Cercare di voler riassumere quella che è la trama di questa serie o meglio il filo conduttore che collega ogni cosa può portare ad un esaurimento nel breve tempo, e chiunque abbia anche solo visto un episodio lo può comprendere fin dall’inizio. Non è assolutamente una visione facile o rilassata da tenere in sottofondo mentre si fa altro; non la ritengo fruibile ad un pubblico ampio, dato che comunque si vanno a toccare molti punti classici della fantascienza, come i viaggi nel tempo (elevandoli all’ennesima potenza), ma anche per questo la serie è molto più ricercata e matura di altri suoi corrispettivi nel genere. Ogni momento ha un perché dietro, ogni scelta eseguita da un personaggio, ogni incontro, ogni gesto, e questo viene percepito dallo spettatore creando un pensiero più ampio di ragionamento per cercare di sbrogliare questa immensa matassa. Chiunque stia guardando vuole aiutare Jonas nel suo intento e poco dopo vorrebbe limitare le sue azioni, perché è così che funziona Dark: crea perfino nel telespettatore questa moltitudine di stati d’animo sovrapposti tra confusione (molta) e consapevolezza (poca) delle conseguenze di un gesto.

Il fatto di aver creato tutto questo nel giro di solamente tre stagioni e forse la cosa che più ho apprezzato e mi ha stupito allo stesso tempo. Al giorno d’oggi con il grande successo che hanno intrapreso i servizi di streaming, le serie TV sono diventate il nostro pane quotidiano, accompagnando le nostre serate libere o una domenica pomeriggio di pioggia; siamo quindi stati abituati negli ultimi anni ad un format ben preciso, molte stagioni con una quindicina di puntate circa dalla durata relativa in base a cosa si sta guardando, ma talvolta questo allungare il brodo non sempre funziona. Portiamo due esempi molto distanti nel tempo, ma con lo stesso esito: Heroes, serie risalente al 2007 con quattro stagioni effettive, ma 78 episodi (25 solo nella terza stagione), incredibile successo all’inizio con una conclusione molto forzata e discutibile, perché il pubblico aveva perso di interesse. Allo stesso modo oggi abbiamo la serie Tredici, acclamatissima dalla critica nella prima stagione che è andata via via scemando fino alla sua conclusione quest’anno con quattro stagioni e 49 episodi al suo interno. In contrasto, Dark presenta soltanto 26 episodi complessivi, ma con un’intensità da farne percepire un numero simile alle opere qui citate: non esistono puntate filler, rimane tutto talmente ben congegnato che ogni singolo momento deve essere assimilato al fine di capire dove vuole portarci questo filo.

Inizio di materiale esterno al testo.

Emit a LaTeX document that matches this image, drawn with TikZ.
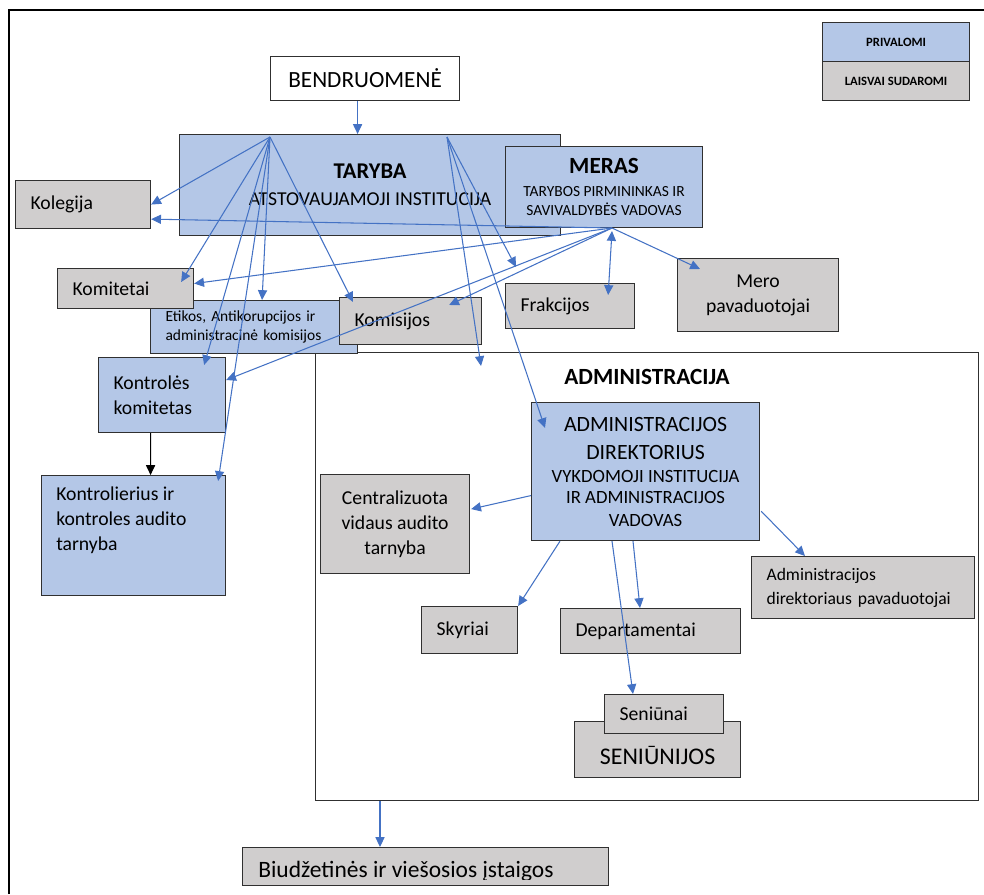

Non vi nego che io sono sempre stato molto selettivo nelle serie TV, essendo più un amante del cinema, ma in questo caso ci troviamo veramente davanti ad un’opera talmente ben congegnata da poterla paragonare al livello di grandi film come possono essere Inception o Shutter Island. Nel momento in cui credi di aver trovato un senso a tutto, un twist ti riporta nella confusione più totale, e questo fatto, ancora perché la serie è ben fatta, non stanca lo spettatore, ma al contrario riesce a coglierlo sempre di sorpresa e non è una dinamica scontata questa. Rimane tutto così fuori di testa che una volta arrivata alla conclusine tutto avrà perfettamente senso; mi auguro di non aver creato più confusione del dovuto, ma anzi aver instaurato un po’ di curiosità in chi non conosce la serie, per questo concludo con una sua citazione “La verità è che per ogni singolo tempo esiste una sola ed unica via, determinata e tracciata dal principio alla fine e rappresentata a sua volta da un inizio”.